The Securities and Exchange Commission is six months behind schedule in finalizing the rule that is required by last year’s Dodd-Frank financial oversight law.
The rule, which was tucked into the legislation at the last minute, will require companies to disclose whether they use tantalum, tin, gold or tungsten from the war-torn Democratic Republic of the Congo.
The agency will be holding a roundtable discussion on Tuesday to hear from companies, human rights organizations and other stakeholders. The SEC has asked for help navigating the mine field of tricky issues such as tracking conflict minerals through the supply chain and “workable” due diligence.
Corporations such as AT&T have criticized the rule as overreaching. They say it could trip up companies who contract with manufacturers and have little, if any, control or knowledge about the origins of minor amounts of minerals that end up in their products.
Fear about running afoul of the pending reporting rule has already prompted some companies such as Apple Inc and Hewlett-Packard Inc to stop sourcing from the region.

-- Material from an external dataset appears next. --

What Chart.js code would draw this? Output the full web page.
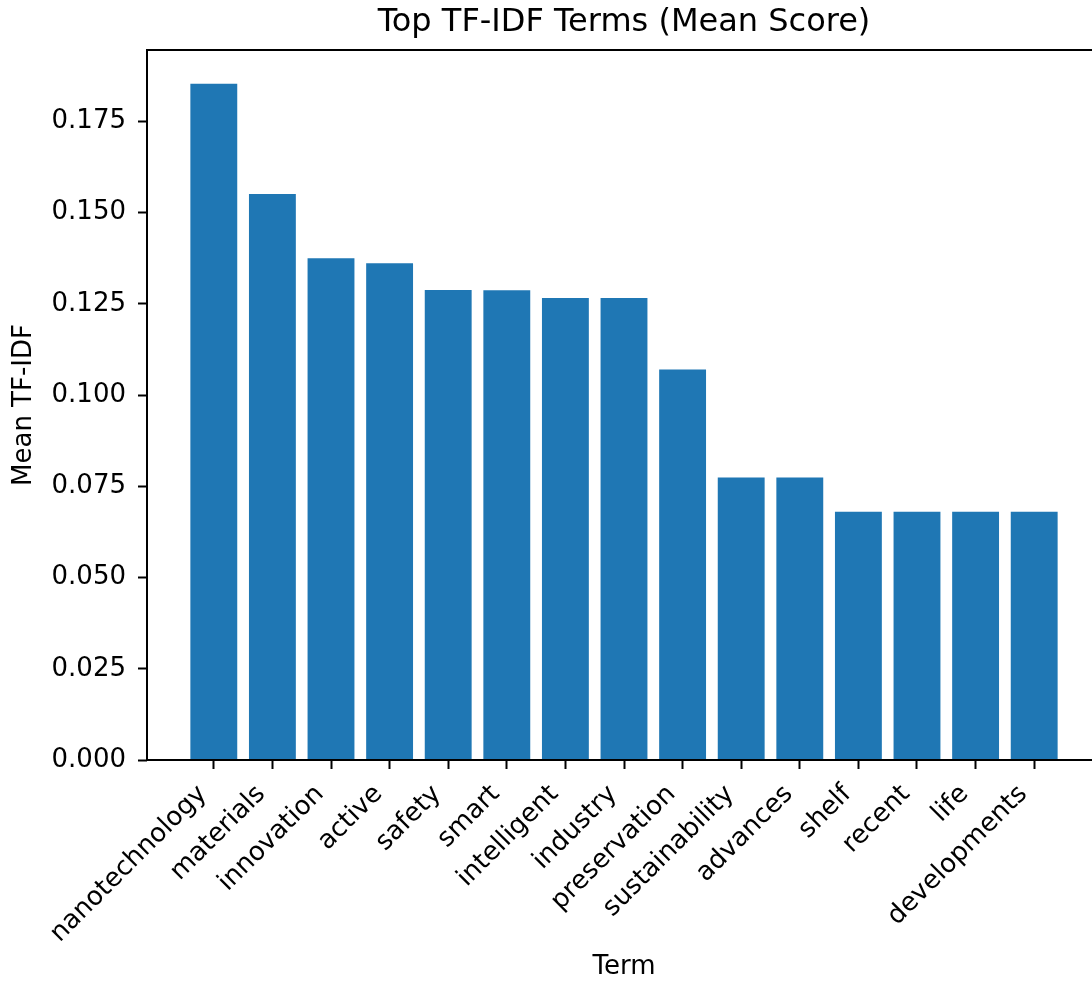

“If you go from compliance on through, this starts to set up not only nightmare scenarios, but also costly scenarios that make it difficult for companies to ensure an adequate supply of raw materials,” said Tom Quaadman, the vice president of the Chamber of Commerce’s Center for Capital Markets Competitiveness.
The SEC issued a draft proposal of the rule in December and hopes to finalize it by the end of the year, according to the agency’s website.